Not least to the families of Dumbarton care worker Catherine Sweeney, pictured right, and Janice Graham, two front-line workers who have lost their lives to Covid-19 over the past few days.
He told the Holyrood parliament: “We applaud the efforts of all those front-line workers who are, in the end, saving lives and at times putting their own lives at risk in so doing. It is a national collective effort, but they are very much leading it.”
Mr Leonard said this was “all the more reason why I want to return to the issue that has arisen over the past few days about the guidance issued by the chief nursing officer on personal protective equipment, which has caused a good deal of concern among people working on the front line.
“Those who are working in the community providing home care or district nursing services, for example, are already under pressure and are being put under even more stress and pressure.
Richard Leonard, the Scottish Parliament and Nicola Sturgeon.
“Can the First Minister give a categorical reassurance that workers in the community on the front line will receive the right and adequate personal protective equipment that they need,” he asked Nicola Sturgeon.
She replied: “The issue around the guidance is not so much about the supply of PPE—we continue to work hard to maintain that supply and to distribute PPE.
“Every care worker should feel that they can wear a mask unless, in their professional judgment, they do not need to do so.”
The Labour leader said: “The World Health Organization continues to advise, Test, test, test. The national clinical director told the BBC that 5,000 health and care workers have been tested in Scotland.
“How many health and care workers have requested to be tested? Out of those 5,000 people, can we get a breakdown of how many of them are care workers and how many are national health service workers? What are the current rates of absenteeism in the NHS and in our care services?”
“The First Minister said the absenteeism rate in the NHS related to the virus has been around 6 per cent and that it was being “monitored carefully”.
She added: “On a daily basis, we are increasing the numbers of healthcare staff—and, where appropriate, their family members and close contacts—that we are testing. We hope to update the 5,000 figure that we have given in the next couple of days and I would obviously expect it to be higher at that point.
Testing, testing, testing. A healthcare worker prepares to test for coronavirus.
“We are building testing capacity with every day that passes and, by the end of this month, we will have the capacity to do 3,500 tests per day.
“The capacity is more than 2,000 tests per day right now but we will go higher than that. That testing capacity is simply within the NHS; we are also seeking to bring on stream academic and commercial testing capacity.
“Testing is really important. It is important now and it will become really important when we have an exit strategy as a way of going back to the contain phase of the virus, where we test, isolate and trace contacts.”

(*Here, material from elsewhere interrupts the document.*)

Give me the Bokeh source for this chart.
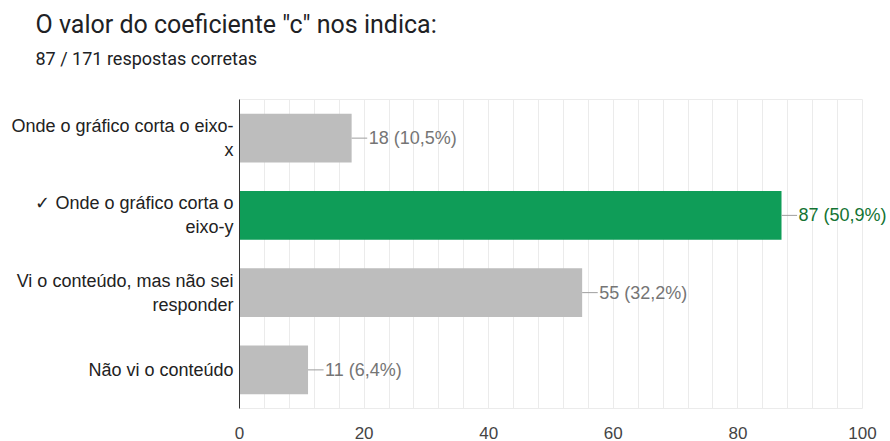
from bokeh.plotting import figure
from bokeh.models import (FactorRange, Range1d, SingleIntervalTicker, Title, ColumnDataSource,
                          LabelSet, LinearAxis)
from bokeh.core.properties import value
from bokeh.embed import file_html
from bokeh.resources import INLINE

categories = ["Onde o gráfico corta o eixo-\nx",
              "✓ Onde o gráfico corta o\neixo-y",
              "Vi o conteúdo, mas não sei\nresponder",
              "Não vi o conteúdo"]
counts = [18, 87, 55, 11]
total = 171
bar_colors = ["#bdbdbd", "#0f9d58", "#bdbdbd", "#bdbdbd"]
label_colors = ["#757575", "#137333", "#757575", "#757575"]

labels = ["%d (%s%%)" % (c, ("%.1f" % (100.0 * c / total)).replace(".", ",")) for c in counts]

src = ColumnDataSource(dict(
    cat=categories, val=counts, color=bar_colors, lcolor=label_colors, label=labels,
    lend=[c + 2.5 for c in counts],
))

CHART_FONT = "Liberation Sans"
X_MAX = 100
# frame extends past 100 so that the right-most value label is not clipped
X_END = X_MAX * (890 - 239) / (862 - 239)

p = figure(width=890, height=441, output_backend="svg", toolbar_location=None,
           y_range=FactorRange(factors=list(reversed(categories)), range_padding=0),
           x_range=Range1d(0, X_END),
           min_border_left=239, min_border_right=0, min_border_bottom=31, min_border_top=98)

top_axis = LinearAxis(bounds=(0, X_MAX), axis_line_color="#ebebeb", major_tick_line_color=None,
                      minor_tick_line_color=None, major_label_text_font_size="0px",
                      major_label_text_color=None, major_label_standoff=0,
                      major_tick_out=0, minor_tick_out=0)
p.add_layout(top_axis, "above")

# spacer (white on white) between the plot frame and the subtitle
spacer = Title(text=".", text_font_size="10px", text_color="#ffffff", standoff=21)
p.add_layout(spacer, "above")

sub = Title(text="87 / 171 respostas corretas", text_font="Roboto", text_font_size="18px",
            text_font_style="normal", text_color="#202124", align="left", offset=-204, standoff=0)
main = Title(text='O valor do coeficiente "c" nos indica:', text_font="Roboto", text_font_size="25px",
             text_font_style="normal", text_color="#202124", align="left", offset=-204, standoff=14)
p.add_layout(sub, "above")
p.add_layout(main, "above")

p.hbar(y="cat", right="val", left=0, height=0.63, color="color", source=src, line_color=None)
p.segment(x0="val", y0="cat", x1="lend", y1="cat", line_color="#9e9e9e", line_width=1, source=src)
p.add_layout(LabelSet(x="val", y="cat", text="label", text_color="lcolor", text_font_size="18px",
                      text_font=value(CHART_FONT), x_offset=17, text_baseline="middle",
                      text_align="left", source=src))

p.xaxis[0].ticker = SingleIntervalTicker(interval=20, num_minor_ticks=2)
bottom = p.below[0]
bottom.bounds = (0, X_MAX)
bottom.axis_line_color = "#ebebeb"
bottom.major_tick_line_color = None
bottom.minor_tick_line_color = None
bottom.major_label_text_font = CHART_FONT
bottom.major_label_text_font_size = "17px"
bottom.major_label_text_color = "#444444"
bottom.major_label_standoff = 12

p.yaxis.axis_line_color = "#333333"
p.yaxis.major_tick_line_color = None
p.yaxis.minor_tick_line_color = None
p.yaxis.major_label_text_font = CHART_FONT
p.yaxis.major_label_text_font_size = "18px"
p.yaxis.major_label_text_color = "#222222"
p.yaxis.major_label_standoff = 0

p.xgrid.grid_line_color = "#ebebeb"
p.xgrid.minor_grid_line_color = "#ebebeb"
p.xgrid.bounds = (0, X_MAX)
p.ygrid.grid_line_color = None
p.outline_line_color = None

open("out.html", "w").write(file_html(p, INLINE))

However, there were “limitations” to the testing – “I want to be clear about the limitations of testing. The current diagnostic test that we are using can tell us whether somebody has the virus while they are symptomatic. That is important but it does not tell somebody who is in the incubation period that they have the virus, nor does it tell people once they have recovered that they have had the virus.

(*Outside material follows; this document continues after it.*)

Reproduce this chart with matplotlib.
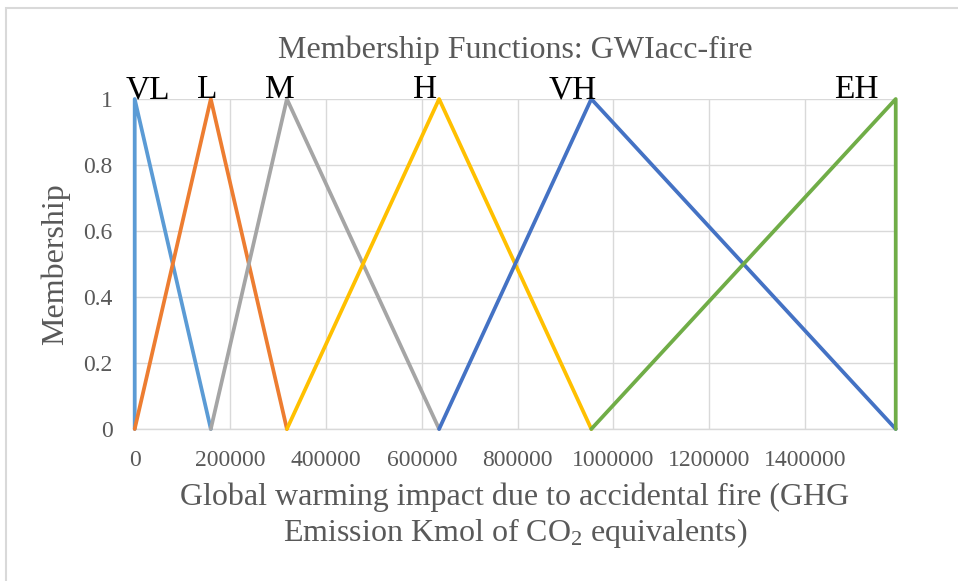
import matplotlib
matplotlib.use("Agg")
import matplotlib.pyplot as plt
from matplotlib.patches import Rectangle

plt.rcParams['font.family'] = ['Liberation Serif', 'DejaVu Serif']
plt.rcParams['mathtext.default'] = 'regular'

# fuzzy sets for GWIacc-fire (triangular membership functions)
names = ['VL', 'L', 'M', 'H', 'VH', 'EH']
vl_x = [0, 0, 159000]
vl_y = [0, 1, 0]
l_x = [0, 159000, 318000]
l_y = [0, 1, 0]
m_x = [159000, 318000, 636000]
m_y = [0, 1, 0]
h_x = [318000, 636000, 954000]
h_y = [0, 1, 0]
vh_x = [636000, 954000, 1590000]
vh_y = [0, 1, 0]
eh_x = [954000, 1590000, 1590000]
eh_y = [0, 1, 0]
peaks = [0, 159000, 318000, 636000, 954000, 1590000]

x_ticks = [0, 200000, 400000, 600000, 800000, 1000000, 1200000, 1400000]
y_ticks = [0, 0.2, 0.4, 0.6, 0.8, 1]

colors = ['#5B9BD5', '#ED7D31', '#A5A5A5', '#FFC000', '#4472C4', '#70AD47']
label_dx = [13, -4, -7, -14, -19, -39]

fig = plt.figure(figsize=(9.58, 5.81), dpi=100)
fig.patches.append(Rectangle((6 / 958, -0.1), 1.2, 1 - 8 / 581 + 0.1,
                             transform=fig.transFigure, fill=False,
                             edgecolor='#D9D9D9', linewidth=1.5))
ax = fig.add_axes([0.1406, 0.2616, 0.7944, 0.568])

series = [(vl_x, vl_y), (l_x, l_y), (m_x, m_y), (h_x, h_y), (vh_x, vh_y), (eh_x, eh_y)]
for (xs, ys), c in zip(series, colors):
    ax.plot(xs, ys, color=c, linewidth=2.7, solid_joinstyle='round',
            solid_capstyle='round', clip_on=False, zorder=3)

for name, px, dx in zip(names, peaks, label_dx):
    ax.annotate(name, (px, 1), xytext=(dx, 1), textcoords='offset pixels',
                ha='center', va='baseline', fontsize=24, color='black')

ax.set_xlim(0, 1590000)
ax.set_ylim(0, 1)
ax.set_xticks(x_ticks)
ax.set_xticklabels([str(t) for t in x_ticks])
ax.set_yticks(y_ticks)
ax.set_yticklabels(['0', '0.2', '0.4', '0.6', '0.8', '1'])
ax.grid(True, color='#D9D9D9', linewidth=1)
ax.set_axisbelow(True)
for side in ['top', 'right', 'left']:
    ax.spines[side].set_visible(False)
ax.spines['bottom'].set_color('#D9D9D9')
ax.spines['bottom'].set_linewidth(1)
ax.tick_params(length=0, labelsize=17, colors='#595959')
ax.tick_params(axis='x', pad=15)
ax.tick_params(axis='y', pad=16)

ax.set_ylabel('Membership', fontsize=23, color='#595959')
ax.yaxis.set_label_coords(-0.085, 0.5)

fig.text(515 / 958, 1 - 50 / 581, 'Membership Functions: GWIacc-fire',
         ha='center', va='center', fontsize=23, color='#595959')
fig.text(515 / 958, 1 - 516 / 581,
         'Global warming impact due to accidental fire (GHG\nEmission Kmol of CO$_2$ equivalents)',
         ha='center', va='center', fontsize=23, color='#595959', linespacing=1.15)

fig.savefig('out.png', dpi=100)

“There are quite narrow windows in which that test allows us to say whether a health worker or another worker would be fit to return to work. They may test negative one day, but they may be in the incubation period and may show up positive the next day.
“The current test is an important tool and we will use it to the maximum capacity, but we also have to understand its limitations and therefore the importance of having in future, we hope, antibody testing, which will allow us to tell whether somebody has had the virus—assuming that that confers an element of immunity.”
Richard Leonard then raised the question of compassionate testing.
He asked: “Will the First Minister commit to look at the case for testing those people who have lost somebody through Covid-19, so that they are not grieving alone?
“Will she also consider the case of those who are receiving end-of-life treatment in our hospices or hospitals and who, frankly, do not want to die alone?
“Is she prepared to agree to the testing of immediate family members of people in that situation? We talk a lot about statistics in discussing this issue but, in the end, it is about human beings.”
The First Minister said she did not challenge the premise of the question, which concerns the importance of compassion in every aspect of our response to this crisis, but said two things: “First, we need to ensure that we are using our testing capacity in the best and most strategic way possible in order to give us the best chance of beating the virus.
“Secondly—although I do not want to negate what I said about the fact that I will look at the issue carefully—there is an effectiveness in testing somebody only when they are symptomatic.
“There is no point testing somebody before they display symptoms or after they have stopped displaying symptoms.
“I come back to that relatively narrow window of opportunity just to illustrate the point that, although there might be many people who want to be tested to show that they do not have the virus or perhaps have had it, the current test is not capable of doing all that.
“Therefore, we continue to use the test where we think that it is most appropriate to do so and where it will help us with the wider efforts against the virus.”